Thread Divergence in Particle Simulations with Reflecting Boundary conditions

Hey guys,

I am writing a particle simulation in CUDA C and in my simulation the particles move about within a bounding primitive such as a cylinder or sphere. The trajectories are independent of each other and therefore particle collisions are not an issue. However, when a particles trajectory intersects the bounding primitive, the particle is reflected (specularly), sometimes more than once.

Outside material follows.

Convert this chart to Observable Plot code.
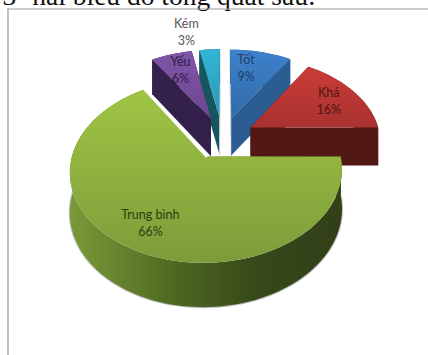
<!DOCTYPE html>
<html>
<head>
<meta charset="utf-8">
<script src="https://cdn.jsdelivr.net/npm/d3@7"></script>
<script src="https://cdn.jsdelivr.net/npm/@observablehq/plot@0.6"></script>
<style>
  html, body { margin: 0; padding: 0; background: #fff; overflow: hidden; }
  svg { display: block; }
</style>
</head>
<body>
<div id="chart"></div>
<script>
const categories = ["Tốt", "Khá", "Trung bình", "Yếu", "Kém"];
const shares = [9, 16, 66, 6, 3];
const heading = "3- hai biểu đồ tổng quát sau:";

const topFills = ["url(#topBlue)", "url(#topRed)", "url(#topGreen)", "url(#topPurple)", "url(#topCyan)"];
const wallFills = ["#2b5c92", "#521814", "url(#wallGreen)", "#33214c", "#15565f"];
const labelInk = ["#1f3d66", "#4a1713", "#2c3c12", "#2b1c44", "#555555"];

// Pie geometry: unit-radius disc, exploded, seen in perspective
const W = 428, H = 355;
const cx = 222, cy = 137, rx = 130, ry = 84, persp = 0.15, explode = 0.25, depth = 38.5;
const rad = d => d * Math.PI / 180;

function project(u, v, drop = 0) {
  const w = 1 + persp * v;
  return {px: cx + rx * u / w, py: cy - ry * v / w + (drop ? depth / Math.pow(w, 0.7) : 0)};
}

let running = 0;
const slices = categories.map((name, i) => {
  const start = running * 3.6;
  running += shares[i];
  const end = running * 3.6;
  const mid = (start + end) / 2;
  return {name, share: shares[i], i, start, end, mid,
          ox: explode * Math.sin(rad(mid)), oy: explode * Math.cos(rad(mid))};
});

function rim(s, drop) {
  const n = Math.ceil((s.end - s.start) / 2);
  return d3.range(n + 1).map(k => {
    const a = rad(s.start + (s.end - s.start) * k / n);
    return project(s.ox + Math.sin(a), s.oy + Math.cos(a), drop);
  });
}
const apex = (s, drop) => project(s.ox, s.oy, drop);
const faceTop = s => [apex(s, false), ...rim(s, false)];
const faceArc = s => [...rim(s, false), ...rim(s, true).reverse()];
const faceRadial = (s, atEnd) => {
  const a = rim(s, false), b = rim(s, true);
  const k = atEnd ? a.length - 1 : 0;
  return [apex(s, false), a[k], b[k], apex(s, true)];
};

const polygon = (points, fill, extra = {}) =>
  Plot.line(points, {x: "px", y: "py", fill, stroke: "none", ...extra});
const softEdge = {stroke: "#cfcfcf", strokeWidth: 1};

// Slices are painted back to front so nearer ones cover farther ones
const paintOrder = [4, 3, 0, 1, 2];
const sliceMarks = paintOrder.flatMap(i => {
  const s = slices[i];
  return [
    polygon(faceRadial(s, false), wallFills[i], i === 0 ? softEdge : {}),
    polygon(faceRadial(s, true), wallFills[i], i === 4 ? softEdge : {}),
    ...(i === 2 ? [Plot.line(rim(s, true), {x: "px", y: "py", stroke: "#c4c4c4", strokeWidth: 2.2})] : []),
    polygon(faceArc(s), wallFills[i]),
    polygon(faceTop(s), topFills[i])
  ];
});

// The large slice is set off from its neighbours by a thin light edge
const big = slices[2];
const bigEdge = [apex(big, false), rim(big, false).at(-1)];

const labelRule = {0: {radius: 0.98, turn: -4}, 4: {radius: 1.6, turn: -7}};
const labels = slices.map(s => {
  const rule = labelRule[s.i] || {radius: 1, turn: 0};
  const a = rad(s.mid + rule.turn);
  return {text: `${s.name}\n${s.share}%`, ink: labelInk[s.i],
          ...project(rule.radius * Math.sin(a), rule.radius * Math.cos(a))};
});

function gradient(defs, id, x2, y2, stops) {
  const g = defs.append("linearGradient").attr("id", id)
    .attr("x1", 0).attr("y1", 0).attr("x2", x2).attr("y2", y2);
  stops.forEach(([o, c]) => g.append("stop").attr("offset", o).attr("stop-color", c));
}

function gradients() {
  const defs = d3.create("svg:defs");
  gradient(defs, "topGreen", 0, 1, [[0, "#9fc544"], [1, "#7d9c3a"]]);
  gradient(defs, "topRed", 0, 1, [[0, "#cb3b37"], [1, "#a8322f"]]);
  gradient(defs, "topBlue", 0, 1, [[0, "#3f82cc"], [1, "#2f6aa8"]]);
  gradient(defs, "topPurple", 0, 1, [[0, "#8055a8"], [1, "#6c4690"]]);
  gradient(defs, "topCyan", 0, 1, [[0, "#33b5d6"], [1, "#2b98b4"]]);
  gradient(defs, "wallGreen", 1, 0, [[0, "#7a9a38"], [0.15, "#698830"], [0.37, "#4f6a22"], [0.52, "#445a1d"], [0.7, "#36481a"], [1, "#323f18"]]);
  return defs.node();
}

const chart = Plot.plot({
  width: W, height: H,
  margin: 0,
  x: {domain: [0, W], range: [0, W], axis: null},
  y: {domain: [0, H], range: [0, H], axis: null},
  style: {background: "#fff", overflow: "hidden"},
  marks: [
    gradients,
    Plot.text([heading], {x: () => 2, y: () => -4.5, text: d => d, textAnchor: "start",
      fontFamily: "Liberation Serif", fontSize: 27.5, fill: "#111"}),
    Plot.ruleX([7.5], {y1: 8.5, y2: H, stroke: "#9a9a9a", strokeWidth: 1.2}),
    Plot.ruleY([8.5], {x1: 7.5, x2: W, stroke: "#9a9a9a", strokeWidth: 1.2}),
    ...sliceMarks,
    Plot.line(bigEdge, {x: "px", y: "py", stroke: "#ffffff", strokeWidth: 2}),
    Plot.text(labels, {x: "px", y: "py", text: "text", fill: "ink", lineHeight: 1.36,
      fontFamily: "Lato", fontSize: 12.5})
  ]
});
document.getElementById("chart").append(chart);
</script>
</body>
</html>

The pseudo-code for the boundary intersection and reflection would look something like this:

while ( boundaryIntersection ( particlePosition ) == true ){

    place particle at boundary;
    reflect particle;


Depending on how complicated the bounding object is and where the particle is located, the while loop may be executed lots of times for a thread or not at all. To battle the thread divergence, one idea I had was to sort the particles according to their distance to the bounding object. Particles close to the boundary would be grouped together and therefore more likely to execute in unison. For this type of simulation, would there be any better strategies for minimizing the divergence?

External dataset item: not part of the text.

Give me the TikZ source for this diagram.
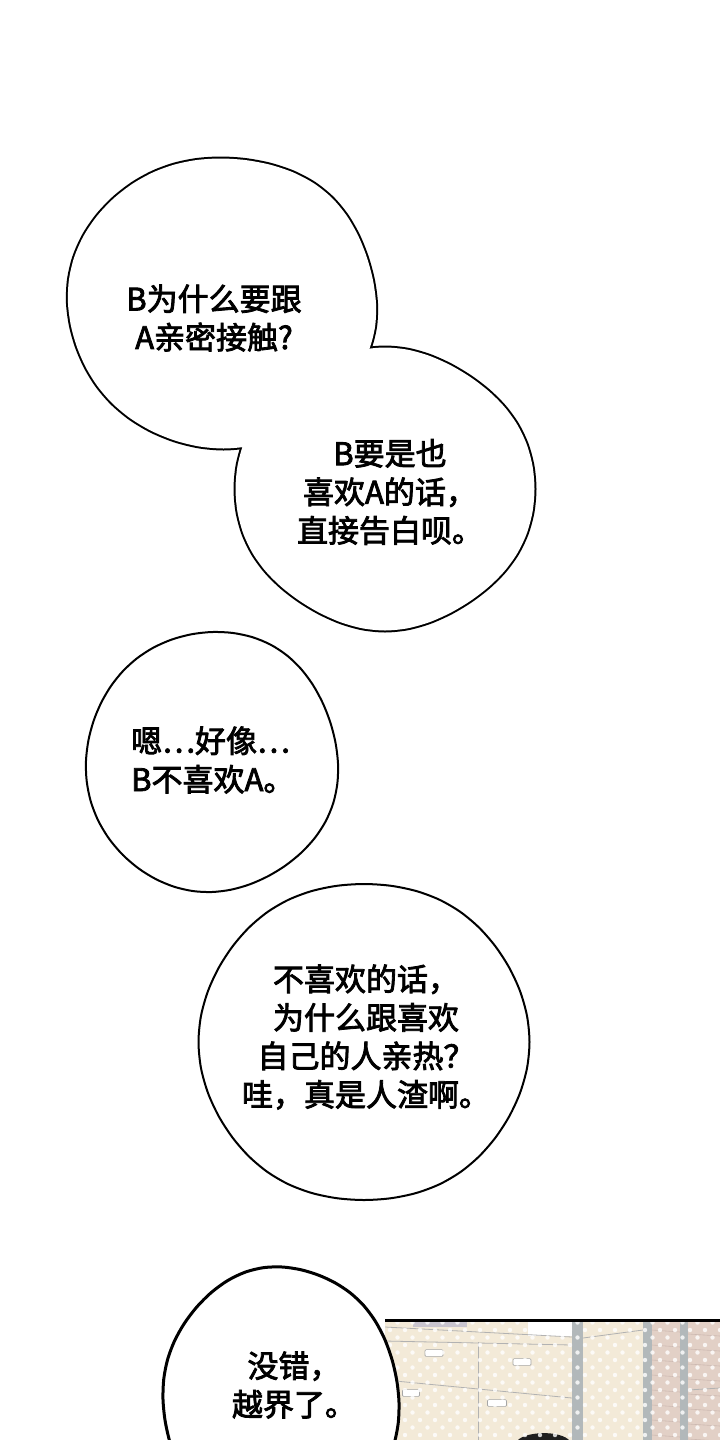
\documentclass[tikz,border=0pt]{standalone}
\usepackage{fontspec}
\newfontfamily\cjk[FakeBold=2.6]{Noto Sans CJK SC}
\definecolor{wallbeige}{RGB}{243,234,216}
\definecolor{shelfmauve}{RGB}{200,196,206}
\definecolor{brickpink}{RGB}{226,208,198}
\definecolor{brickline}{RGB}{205,185,178}
\definecolor{steel}{RGB}{178,184,186}

\begin{document}
\begin{tikzpicture}
[x=1pt,y=-1pt,%
  say/.style={font=\cjk\fontsize{31}{38.5}\selectfont,align=center,inner sep=0pt},%
  rim/.style={line width=4pt,line join=round},%
  balloon/.style={fill=white,draw,line width=2pt,line join=round},%
  post/.style={fill=steel},%
  handle/.style={fill=white,draw=gray!70,line width=.6pt,rounded corners=1pt},%
  dot/.style={fill=white,opacity=.8}]
\useasboundingbox (0,0) rectangle (720,1440);
\fill[white] (0,0) rectangle (720,1440);

% panel at the bottom
\begin{scope}
\clip (385,1320) rectangle (720,1440);
\fill[wallbeige] (385,1320) rectangle (720,1440);
\fill[shelfmauve] (413,1322) rectangle (467,1327);
\fill[white] (528,1322) rectangle (573,1336);
\draw[gray!60,line width=.8pt] (385,1327) -- (572,1337);
\draw[gray!60,line width=.8pt] (385,1341) -- (572,1345);
\draw[gray!60,line width=.8pt] (478,1342) -- (478,1440);
\draw[gray!60,line width=.8pt] (385,1380) -- (572,1398);
\draw[gray!60,line width=.8pt] (583,1338) -- (643,1330);
\node[handle,minimum width=18pt,minimum height=3pt] (h1) at (434,1353) {};
\node[handle,minimum width=18pt,minimum height=3pt] (h2) at (522,1362) {};
\node[handle,minimum width=17pt,minimum height=3pt] (h3) at (411,1393) {};
\node[handle,minimum width=19pt,minimum height=3pt] (h4) at (497,1403) {};
\fill[brickpink] (652,1320) rectangle (680,1440);
\fill[brickpink] (688,1320) rectangle (720,1440);
\foreach \y in {1330,1345,...,1435}
  \draw[brickline,line width=.6pt] (652,\y) -- (680,\y+2) (688,\y+4) -- (720,\y+6);
\draw[gray!60,line width=.8pt] (688,1390) -- (720,1388);
\fill[post] (572,1320) rectangle (583,1440);
\fill[post] (643,1320) rectangle (652,1440);
\fill[post] (680,1320) rectangle (688,1440);
\fill[black!88] (517,1441) .. controls (525,1431) and (561,1430) .. (570,1441);
\foreach \i in {0,...,23}
  \foreach \j in {0,...,8}{
    \fill[dot] ({390+15*\i},{1330+15*\j}) circle[radius=2.2pt];
    \fill[dot] ({382.5+15*\i},{1322.5+15*\j}) circle[radius=2.2pt];
  }
\end{scope}
\draw[line width=3pt] (385,1320) -- (721,1320);

% joined balloons at the top
\draw[rim] plot[smooth cycle,samples=40,domain=0:351,variable=\t]
  ({222+154*cos(\t)+1.5*sin(5*\t)},{302+145*sin(\t)+1.5*cos(4*\t)});
\draw[rim] plot[smooth cycle,samples=40,domain=0:351,variable=\t]
  ({385+148*cos(\t)+1.5*cos(3*\t)},{489+140*sin(\t)+1.5*sin(5*\t)});
\fill[white] plot[smooth cycle,samples=40,domain=0:351,variable=\t]
  ({222+154*cos(\t)+1.5*sin(5*\t)},{302+145*sin(\t)+1.5*cos(4*\t)});
\fill[white] plot[smooth cycle,samples=40,domain=0:351,variable=\t]
  ({385+148*cos(\t)+1.5*cos(3*\t)},{489+140*sin(\t)+1.5*sin(5*\t)});

\draw[balloon] plot[smooth cycle,samples=40,domain=0:351,variable=\t]
  ({212+126*cos(\t)+1.5*sin(4*\t)},{762+130*sin(\t)+1.5*cos(3*\t)});
\draw[balloon] plot[smooth cycle,samples=40,domain=0:351,variable=\t]
  ({364+164*cos(\t)+1.5*cos(5*\t)},{1042+160*sin(\t)+2*sin(3*\t)});
\draw[balloon,line width=3pt] plot[smooth cycle,samples=40,domain=0:351,variable=\t]
  ({281+118*cos(\t)+1.5*sin(3*\t)},{1401+134*sin(\t)+1.5*cos(5*\t)});

\node[say] (why) at (214,318) {B为什么要跟\\A亲密接触?};
\node[say] (ifso) at (390,492) {B要是也\\喜欢A的话，\\直接告白呗。};
\node[say,align=left,anchor=west] (hmm) at (131,760) {嗯…好像…\\B不喜欢A。};
\node[say] (scum) at (366,1037) {不喜欢的话，\\为什么跟喜欢\\自己的人亲热？\\哇，真是人渣啊。};
\node[say] (right) at (294,1385) {没错，\\越界了。};
\end{tikzpicture}
\end{document}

Do You calculate the whole particle path within the boundary in the loop You provided above? It is a bit unclear for my, I daresay.


You could probably resort to using ternary operators and let 20-50% of the warp wotk along doing “meaningless” work rather than letting it diverge. It’s hard to say how this would perform as it’s a data dependant “solution”.

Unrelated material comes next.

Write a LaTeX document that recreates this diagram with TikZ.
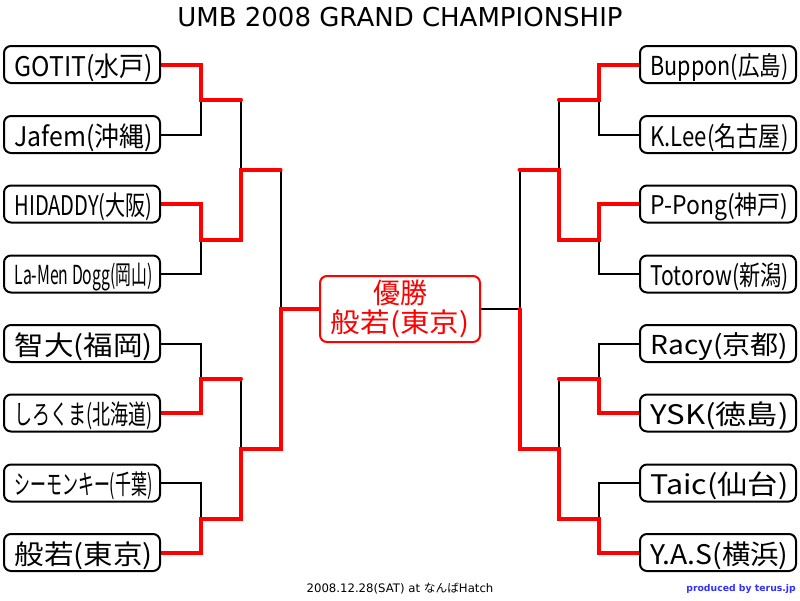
\documentclass[tikz,border=0pt]{standalone}
\usepackage{fontspec}
\setmainfont{Noto Sans CJK JP}
\newfontfamily\latinfont{DejaVu Sans}
\usepackage{graphicx}
\usetikzlibrary{backgrounds}
\definecolor{winred}{HTML}{FF0000}
\definecolor{credit}{HTML}{3030FF}
\newcommand{\namebox}[1]{\resizebox*{138pt}{28pt}{#1}}
\newcommand{\fitname}[1]{\vbox{\kern6pt\hbox{\kern3pt\namebox{#1}}}}
\tikzset{
  player/.style={rectangle, rounded corners=7pt, draw=black, fill=white, line width=2pt, minimum width=156pt, minimum height=37pt, inner sep=0pt, outer sep=0pt},
  champion/.style={rectangle, rounded corners=7pt, draw=winred, fill=white, text=winred, line width=2pt, minimum width=160pt, minimum height=66pt, inner sep=0pt, outer sep=0pt, align=center},
  loseline/.style={draw=black, line width=2pt, line cap=round},
  winline/.style={draw=winred, line width=4pt, line cap=round}
}

\begin{document}
\begin{tikzpicture}[x=1pt, y=-1pt]
      \useasboundingbox (0,0) rectangle (800,600);
      \node[inner sep=0pt] (title) at (400,17) {\latinfont\fontsize{26}{30}\selectfont UMB 2008 GRAND CHAMPIONSHIP};
      \node[player] (p1) at (82,64.5) {\fitname{GOTIT(水戸)}};
      \node[player] (p2) at (82,134.5) {\fitname{Jafem(沖縄)}};
      \node[player] (p3) at (82,204) {\fitname{HIDADDY(大阪)}};
      \node[player] (p4) at (82,274) {\fitname{La-Men Dogg(岡山)}};
      \node[player] (p5) at (82,343.5) {\fitname{智大(福岡)}};
      \node[player] (p6) at (82,413) {\fitname{しろくま(北海道)}};
      \node[player] (p7) at (82,483) {\fitname{シーモンキー(千葉)}};
      \node[player] (p8) at (82,552.5) {\fitname{般若(東京)}};
      \node[player] (q1) at (718,64.5) {\fitname{Buppon(広島)}};
      \node[player] (q2) at (718,134.5) {\fitname{K.Lee(名古屋)}};
      \node[player] (q3) at (718,204) {\fitname{P-Pong(神戸)}};
      \node[player] (q4) at (718,274) {\fitname{Totorow(新潟)}};
      \node[player] (q5) at (718,343.5) {\fitname{Racy(京都)}};
      \node[player] (q6) at (718,413) {\fitname{YSK(徳島)}};
      \node[player] (q7) at (718,483) {\fitname{Taic(仙台)}};
      \node[player] (q8) at (718,552.5) {\fitname{Y.A.S(横浜)}};
      \node[champion] (final) at (400,309) {\resizebox*{54pt}{26pt}{優勝}\\[3pt]\namebox{般若(東京)}};
      \node[inner sep=0pt] (date) at (400,588.5) {\fontsize{11.7}{14}\selectfont{\latinfont 2008.12.28(SAT) at }なんば{\latinfont Hatch}};
      \node[inner sep=0pt, anchor=east, text=credit] (credit) at (796,589) {\latinfont\bfseries\fontsize{9.3}{12}\selectfont produced by terus.jp};
      \coordinate (m1) at (201,99.5);
      \coordinate (m2) at (201,239.5);
      \coordinate (m3) at (201,378.5);
      \coordinate (m4) at (201,518.5);
      \coordinate (s1) at (241,169.5);
      \coordinate (s2) at (241,448.5);
      \coordinate (f1) at (280.5,309);
      \coordinate (n1) at (598.5,99.5);
      \coordinate (n2) at (598.5,239.5);
      \coordinate (n3) at (598.5,378.5);
      \coordinate (n4) at (598.5,518.5);
      \coordinate (t1) at (559,169.5);
      \coordinate (t2) at (559,448.5);
      \coordinate (f2) at (519.5,309);
      \begin{scope}[on background layer]
      \draw[loseline] (p2.east) -| (m1);
      \draw[loseline] (p4.east) -| (m2);
      \draw[loseline] (p5.east) -| (m3);
      \draw[loseline] (p7.east) -| (m4);
      \draw[loseline] (m1) -| (s1);
      \draw[loseline] (m3) -| (s2);
      \draw[loseline] (s1) -| (f1);
      \draw[loseline] (q2.west) -| (n1);
      \draw[loseline] (q4.west) -| (n2);
      \draw[loseline] (q5.west) -| (n3);
      \draw[loseline] (q7.west) -| (n4);
      \draw[loseline] (n1) -| (t1);
      \draw[loseline] (n3) -| (t2);
      \draw[loseline] (t1) -| (f2);
      \draw[loseline] (final.east) -- (f2);
      \draw[winline] (p1.east) -| (m1) -- (m1 -| s1);
      \draw[winline] (p3.east) -| (m2) -| (s1) -- (s1 -| f1);
      \draw[winline] (p6.east) -| (m3) -- (m3 -| s2);
      \draw[winline] (p8.east) -| (m4) -| (s2) -| (f1) -- (final.west);
      \draw[winline] (q1.west) -| (n1) -- (n1 -| t1);
      \draw[winline] (q3.west) -| (n2) -| (t1) -- (t1 -| f2);
      \draw[winline] (q6.west) -| (n3) -- (n3 -| t2);
      \draw[winline] (q8.west) -| (n4) -| (t2) -| (f2);
      \end{scope}
    \end{tikzpicture}
\end{document}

On another note: You can do “reflections” in texture memory by setting it to MirrorMode, then you might be able to perform reflections directly in hardware!

In other words (as I would do it):

  1. Every particle has a position p and a velocity vector v (direction of movement).
  2. In every simulation frame an intersection of a particle and boundary is computed (according to the particle position) - function 'intersect()', that returns 1 for hit and 0 for no hit.
  3. Finally particle new direction and position are computed as follows:
v = v * (!intr) + reflect(v,n) * intr;
p = p + v;

where intr is outcome of ‘intersect()’ function and ‘n’ is a normal vector for the hit point.


This is a fairly common type of divergence. You can reduce the overhead by periodically compacting the warp.

For example

bool done = false;

    for(unsigned int i = 0; i < N; ++i)
        if(! boundaryIntersection(particlePosition))
            done = true;
        place particle at boundary;
        reflect particle;

    done = compactWarp(done);

The compactWarp function performs stream compaction on the threads that are still active.

The other strategy that I have seen is to process multiple particles with the same thread. The goal is typically to reduce the length of time when only some threads are active. Be careful about this though. It works best when the variance in iteration counts of particles is small.

Thanks for the suggestions so far! I will try them out and report back.

cmaster.matso - Yep, I calculate the entire path within the while loop. If the boundaryIntersection method returns true, it sends back some useful information to the while loop for calculation of the trajectory.